I hate it when clients don’t pay
It’s a common problem known to all self-employed people: Dealing with clients that don’t pay. Or at least don’t pay on time and need reminder after reminder and almost threat of legal action before they cough up.
It’s a pain on more levels than one. It’s a pain itself not getting paid and thus not being able to pay all your bills. It’s a pain having to keep records of debitors and spend time on sending reminders etc.
But the biggest pain is perhaps the pain of seeing all the time wasted in trying to get paid. Time that could have been spent better on other things. And time which essentially only adds incremental cost to the already defunct relationship.

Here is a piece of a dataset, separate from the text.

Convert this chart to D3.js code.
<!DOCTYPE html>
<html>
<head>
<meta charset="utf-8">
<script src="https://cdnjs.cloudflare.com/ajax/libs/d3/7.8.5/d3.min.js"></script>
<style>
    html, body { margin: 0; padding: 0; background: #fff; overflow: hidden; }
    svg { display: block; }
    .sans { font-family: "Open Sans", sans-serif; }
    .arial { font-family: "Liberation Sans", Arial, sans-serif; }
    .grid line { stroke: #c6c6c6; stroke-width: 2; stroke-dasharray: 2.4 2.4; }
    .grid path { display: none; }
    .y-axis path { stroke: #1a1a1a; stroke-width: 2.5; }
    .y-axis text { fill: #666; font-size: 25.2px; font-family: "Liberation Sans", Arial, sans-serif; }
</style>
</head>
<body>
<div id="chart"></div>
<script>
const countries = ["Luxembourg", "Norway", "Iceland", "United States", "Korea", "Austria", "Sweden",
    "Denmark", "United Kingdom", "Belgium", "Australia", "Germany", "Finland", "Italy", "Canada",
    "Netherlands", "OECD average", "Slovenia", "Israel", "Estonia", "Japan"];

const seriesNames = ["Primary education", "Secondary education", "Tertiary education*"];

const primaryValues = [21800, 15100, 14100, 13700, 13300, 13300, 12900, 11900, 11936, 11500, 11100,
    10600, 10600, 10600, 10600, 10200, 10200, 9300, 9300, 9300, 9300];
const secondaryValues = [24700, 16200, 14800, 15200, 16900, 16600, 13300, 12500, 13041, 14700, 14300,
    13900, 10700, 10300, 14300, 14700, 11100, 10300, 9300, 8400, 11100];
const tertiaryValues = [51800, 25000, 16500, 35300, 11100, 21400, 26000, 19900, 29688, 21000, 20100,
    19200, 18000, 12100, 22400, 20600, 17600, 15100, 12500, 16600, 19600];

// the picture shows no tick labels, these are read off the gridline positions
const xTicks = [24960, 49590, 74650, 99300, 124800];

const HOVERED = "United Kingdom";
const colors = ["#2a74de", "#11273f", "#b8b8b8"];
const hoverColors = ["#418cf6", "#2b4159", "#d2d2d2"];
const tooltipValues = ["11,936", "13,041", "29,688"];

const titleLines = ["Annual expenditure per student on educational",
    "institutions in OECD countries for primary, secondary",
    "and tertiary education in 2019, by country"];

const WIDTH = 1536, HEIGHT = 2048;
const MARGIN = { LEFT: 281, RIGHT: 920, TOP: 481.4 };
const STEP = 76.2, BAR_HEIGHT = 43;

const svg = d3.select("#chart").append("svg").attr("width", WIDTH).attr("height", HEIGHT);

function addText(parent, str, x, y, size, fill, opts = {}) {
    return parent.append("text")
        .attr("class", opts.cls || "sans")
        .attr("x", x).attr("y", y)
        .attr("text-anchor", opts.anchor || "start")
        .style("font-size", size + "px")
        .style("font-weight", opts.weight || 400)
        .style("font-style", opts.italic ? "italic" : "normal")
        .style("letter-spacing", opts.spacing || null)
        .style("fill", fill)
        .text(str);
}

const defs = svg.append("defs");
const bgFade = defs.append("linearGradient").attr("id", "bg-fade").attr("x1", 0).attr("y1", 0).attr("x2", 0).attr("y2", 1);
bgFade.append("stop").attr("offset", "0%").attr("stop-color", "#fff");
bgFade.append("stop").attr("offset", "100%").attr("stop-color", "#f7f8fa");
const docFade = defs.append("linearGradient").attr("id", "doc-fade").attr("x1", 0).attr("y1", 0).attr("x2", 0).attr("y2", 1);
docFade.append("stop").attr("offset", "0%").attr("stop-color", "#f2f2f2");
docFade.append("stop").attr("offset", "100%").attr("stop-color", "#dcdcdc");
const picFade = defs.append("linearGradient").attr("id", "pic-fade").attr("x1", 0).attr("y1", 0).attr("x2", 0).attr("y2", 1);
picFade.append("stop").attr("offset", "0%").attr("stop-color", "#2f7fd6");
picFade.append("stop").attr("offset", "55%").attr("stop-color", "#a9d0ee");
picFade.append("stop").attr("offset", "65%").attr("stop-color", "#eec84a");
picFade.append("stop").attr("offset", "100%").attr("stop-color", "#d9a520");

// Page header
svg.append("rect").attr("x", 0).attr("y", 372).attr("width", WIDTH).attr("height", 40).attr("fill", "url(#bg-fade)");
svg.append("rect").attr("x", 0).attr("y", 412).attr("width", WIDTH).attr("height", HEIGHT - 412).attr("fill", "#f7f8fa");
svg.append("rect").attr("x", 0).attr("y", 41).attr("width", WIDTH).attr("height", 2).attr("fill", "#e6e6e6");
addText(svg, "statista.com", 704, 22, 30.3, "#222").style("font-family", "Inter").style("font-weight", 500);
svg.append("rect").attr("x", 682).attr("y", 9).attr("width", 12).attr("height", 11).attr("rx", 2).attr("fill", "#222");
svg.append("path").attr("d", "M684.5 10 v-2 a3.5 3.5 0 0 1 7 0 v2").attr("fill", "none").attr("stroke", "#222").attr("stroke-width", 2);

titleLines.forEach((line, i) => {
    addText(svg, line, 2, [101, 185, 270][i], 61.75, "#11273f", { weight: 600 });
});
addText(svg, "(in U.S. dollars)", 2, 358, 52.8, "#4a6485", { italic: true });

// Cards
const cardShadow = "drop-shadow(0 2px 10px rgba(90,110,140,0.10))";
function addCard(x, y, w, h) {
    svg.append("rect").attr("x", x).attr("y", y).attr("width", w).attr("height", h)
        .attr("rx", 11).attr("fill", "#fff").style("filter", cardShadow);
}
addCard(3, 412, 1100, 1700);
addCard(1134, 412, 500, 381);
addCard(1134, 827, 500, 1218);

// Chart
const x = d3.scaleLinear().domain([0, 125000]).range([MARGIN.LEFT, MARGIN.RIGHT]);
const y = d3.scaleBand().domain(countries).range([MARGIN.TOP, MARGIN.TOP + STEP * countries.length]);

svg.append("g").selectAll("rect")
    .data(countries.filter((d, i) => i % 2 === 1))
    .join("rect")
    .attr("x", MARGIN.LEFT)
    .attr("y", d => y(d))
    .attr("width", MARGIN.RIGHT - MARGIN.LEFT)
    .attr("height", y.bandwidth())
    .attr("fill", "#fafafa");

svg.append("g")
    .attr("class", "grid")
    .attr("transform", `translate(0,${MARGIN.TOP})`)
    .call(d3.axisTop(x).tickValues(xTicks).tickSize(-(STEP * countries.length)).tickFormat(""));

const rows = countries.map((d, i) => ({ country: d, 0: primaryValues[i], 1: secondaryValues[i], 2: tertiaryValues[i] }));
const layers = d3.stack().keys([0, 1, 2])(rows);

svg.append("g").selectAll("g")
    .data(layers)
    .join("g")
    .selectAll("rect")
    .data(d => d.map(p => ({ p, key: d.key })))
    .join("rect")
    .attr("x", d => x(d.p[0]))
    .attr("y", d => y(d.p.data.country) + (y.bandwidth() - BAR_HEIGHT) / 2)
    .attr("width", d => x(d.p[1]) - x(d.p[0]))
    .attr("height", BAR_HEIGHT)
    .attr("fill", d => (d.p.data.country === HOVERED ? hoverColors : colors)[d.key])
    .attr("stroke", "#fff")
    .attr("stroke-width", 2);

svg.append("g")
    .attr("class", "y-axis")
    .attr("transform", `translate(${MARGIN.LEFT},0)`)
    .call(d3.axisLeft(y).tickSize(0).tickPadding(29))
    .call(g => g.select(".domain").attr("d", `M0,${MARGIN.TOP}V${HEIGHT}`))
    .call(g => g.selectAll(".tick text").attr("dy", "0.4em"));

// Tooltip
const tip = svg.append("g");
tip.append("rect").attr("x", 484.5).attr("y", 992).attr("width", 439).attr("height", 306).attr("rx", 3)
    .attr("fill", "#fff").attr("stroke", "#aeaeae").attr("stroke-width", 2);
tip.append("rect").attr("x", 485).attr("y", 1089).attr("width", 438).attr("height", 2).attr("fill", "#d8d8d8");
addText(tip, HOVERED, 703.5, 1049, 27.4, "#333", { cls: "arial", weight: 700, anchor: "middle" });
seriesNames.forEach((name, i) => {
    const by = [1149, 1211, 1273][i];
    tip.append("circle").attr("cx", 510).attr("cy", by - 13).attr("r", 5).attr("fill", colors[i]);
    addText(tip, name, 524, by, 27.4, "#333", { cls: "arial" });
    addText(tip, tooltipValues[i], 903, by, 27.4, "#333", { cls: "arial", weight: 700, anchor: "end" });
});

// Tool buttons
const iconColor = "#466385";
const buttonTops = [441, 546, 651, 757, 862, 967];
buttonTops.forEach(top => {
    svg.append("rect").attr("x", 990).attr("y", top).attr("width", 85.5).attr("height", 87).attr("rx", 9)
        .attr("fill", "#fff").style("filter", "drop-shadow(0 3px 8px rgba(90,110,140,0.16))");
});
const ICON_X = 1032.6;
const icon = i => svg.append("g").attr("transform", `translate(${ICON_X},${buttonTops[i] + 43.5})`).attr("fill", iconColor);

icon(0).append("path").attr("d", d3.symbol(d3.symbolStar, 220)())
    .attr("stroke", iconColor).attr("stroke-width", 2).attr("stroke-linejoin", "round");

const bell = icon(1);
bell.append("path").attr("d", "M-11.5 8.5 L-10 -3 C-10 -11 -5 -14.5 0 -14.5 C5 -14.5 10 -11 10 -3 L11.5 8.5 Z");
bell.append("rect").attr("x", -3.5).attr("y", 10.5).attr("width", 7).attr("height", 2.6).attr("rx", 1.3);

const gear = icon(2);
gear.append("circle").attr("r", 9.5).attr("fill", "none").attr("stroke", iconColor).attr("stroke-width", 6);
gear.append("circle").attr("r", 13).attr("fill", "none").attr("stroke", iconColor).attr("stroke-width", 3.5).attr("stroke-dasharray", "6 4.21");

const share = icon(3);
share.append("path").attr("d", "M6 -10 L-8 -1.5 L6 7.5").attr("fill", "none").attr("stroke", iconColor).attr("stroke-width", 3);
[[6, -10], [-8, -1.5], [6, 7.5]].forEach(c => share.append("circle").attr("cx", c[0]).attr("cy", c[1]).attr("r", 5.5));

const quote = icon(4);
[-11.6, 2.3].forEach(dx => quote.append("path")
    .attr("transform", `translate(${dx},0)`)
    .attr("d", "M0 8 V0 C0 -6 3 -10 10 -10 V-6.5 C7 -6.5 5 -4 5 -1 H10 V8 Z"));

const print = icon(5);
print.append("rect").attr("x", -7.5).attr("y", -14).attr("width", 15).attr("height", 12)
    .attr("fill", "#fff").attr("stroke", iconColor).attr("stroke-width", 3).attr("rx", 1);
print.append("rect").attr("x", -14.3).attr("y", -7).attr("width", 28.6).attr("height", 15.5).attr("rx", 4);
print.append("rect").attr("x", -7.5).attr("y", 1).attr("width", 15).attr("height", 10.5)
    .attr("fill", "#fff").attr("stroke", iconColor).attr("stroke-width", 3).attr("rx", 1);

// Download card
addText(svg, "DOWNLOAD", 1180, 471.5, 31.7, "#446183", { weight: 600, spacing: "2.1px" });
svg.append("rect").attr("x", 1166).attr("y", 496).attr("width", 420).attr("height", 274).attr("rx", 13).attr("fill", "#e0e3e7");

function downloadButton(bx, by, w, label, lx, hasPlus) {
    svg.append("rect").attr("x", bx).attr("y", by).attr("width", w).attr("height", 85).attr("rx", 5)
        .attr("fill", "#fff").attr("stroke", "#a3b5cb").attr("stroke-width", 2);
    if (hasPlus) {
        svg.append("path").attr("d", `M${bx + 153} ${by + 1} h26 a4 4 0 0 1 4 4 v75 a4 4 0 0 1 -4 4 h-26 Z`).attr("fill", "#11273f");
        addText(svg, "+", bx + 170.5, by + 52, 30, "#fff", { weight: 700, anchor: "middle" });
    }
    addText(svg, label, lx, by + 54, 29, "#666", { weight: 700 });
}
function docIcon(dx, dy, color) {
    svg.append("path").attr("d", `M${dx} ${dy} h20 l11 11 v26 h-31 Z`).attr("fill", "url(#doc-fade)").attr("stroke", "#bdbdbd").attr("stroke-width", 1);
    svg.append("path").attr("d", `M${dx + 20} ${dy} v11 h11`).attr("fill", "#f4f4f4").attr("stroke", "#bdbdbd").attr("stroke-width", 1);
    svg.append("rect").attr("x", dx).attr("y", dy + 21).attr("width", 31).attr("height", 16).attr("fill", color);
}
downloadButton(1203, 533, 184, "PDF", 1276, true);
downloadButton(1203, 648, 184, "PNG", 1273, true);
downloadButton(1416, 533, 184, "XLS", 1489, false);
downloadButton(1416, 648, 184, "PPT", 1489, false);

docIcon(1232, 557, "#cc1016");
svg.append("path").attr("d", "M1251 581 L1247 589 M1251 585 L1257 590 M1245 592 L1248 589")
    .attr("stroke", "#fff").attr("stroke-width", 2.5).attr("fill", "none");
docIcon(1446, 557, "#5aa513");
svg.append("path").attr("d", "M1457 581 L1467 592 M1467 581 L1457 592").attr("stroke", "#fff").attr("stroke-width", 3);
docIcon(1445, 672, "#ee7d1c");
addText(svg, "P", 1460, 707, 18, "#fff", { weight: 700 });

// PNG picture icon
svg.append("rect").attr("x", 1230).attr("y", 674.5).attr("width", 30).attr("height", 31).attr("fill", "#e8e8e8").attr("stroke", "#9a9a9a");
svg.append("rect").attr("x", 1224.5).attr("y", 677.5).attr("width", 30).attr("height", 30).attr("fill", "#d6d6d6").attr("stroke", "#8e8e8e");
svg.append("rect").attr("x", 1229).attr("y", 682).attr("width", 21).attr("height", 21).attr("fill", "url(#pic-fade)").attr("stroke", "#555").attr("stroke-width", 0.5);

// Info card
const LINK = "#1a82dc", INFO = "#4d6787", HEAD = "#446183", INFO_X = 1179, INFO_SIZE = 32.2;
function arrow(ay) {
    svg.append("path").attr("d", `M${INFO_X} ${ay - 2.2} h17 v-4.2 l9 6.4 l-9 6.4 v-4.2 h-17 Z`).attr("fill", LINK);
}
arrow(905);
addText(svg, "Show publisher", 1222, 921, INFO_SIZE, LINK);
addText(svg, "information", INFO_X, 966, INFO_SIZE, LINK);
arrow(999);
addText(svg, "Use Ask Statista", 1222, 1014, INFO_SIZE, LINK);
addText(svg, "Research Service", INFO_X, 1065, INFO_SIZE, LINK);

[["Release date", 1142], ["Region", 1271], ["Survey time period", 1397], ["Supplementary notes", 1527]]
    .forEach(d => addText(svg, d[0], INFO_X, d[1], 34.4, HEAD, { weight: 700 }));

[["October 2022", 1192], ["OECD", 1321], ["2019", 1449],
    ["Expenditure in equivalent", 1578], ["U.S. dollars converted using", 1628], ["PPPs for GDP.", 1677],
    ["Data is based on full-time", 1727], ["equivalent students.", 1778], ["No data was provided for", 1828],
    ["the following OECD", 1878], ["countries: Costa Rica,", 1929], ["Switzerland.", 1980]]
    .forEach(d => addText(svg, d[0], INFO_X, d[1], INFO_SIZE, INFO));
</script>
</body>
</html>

Sadly, there is no easy solution for this issue. Of course you could always ditch the client and hire someone to get the money home. But that’s not a pragmatic solution in my book. Instead I think the solution is to rigorously manage your client portfolio, so you can eventually manage the non-payers out.
2 comments
It’s really a killer in the relationship with the customer when the money doesn’t show up for the work delivered…
I’ve sometimes considered blogging about customers that doesn’t pay as a desparate solution. It won’t improve the relationship for sure, but the customer will feel an considerably increase pressure.
Apart from that, moving away from lousy paying customers is good strategy.
I have considered the blogging approach as well, but then I remember the saying that when you point one finger at someone, four others point back at you. And so I don’t do it.
Instead I’m thinking hard about setting up penalty interests and getting a good lawyer on board (I know a few, I wouldn’t want to get a call from ;-))
What really kills me here is the underlying message that by not paying the client obviously don’t value our relationship the way I do. And being a very network oriented person who strive to be on good terms with people thats a hard one to take.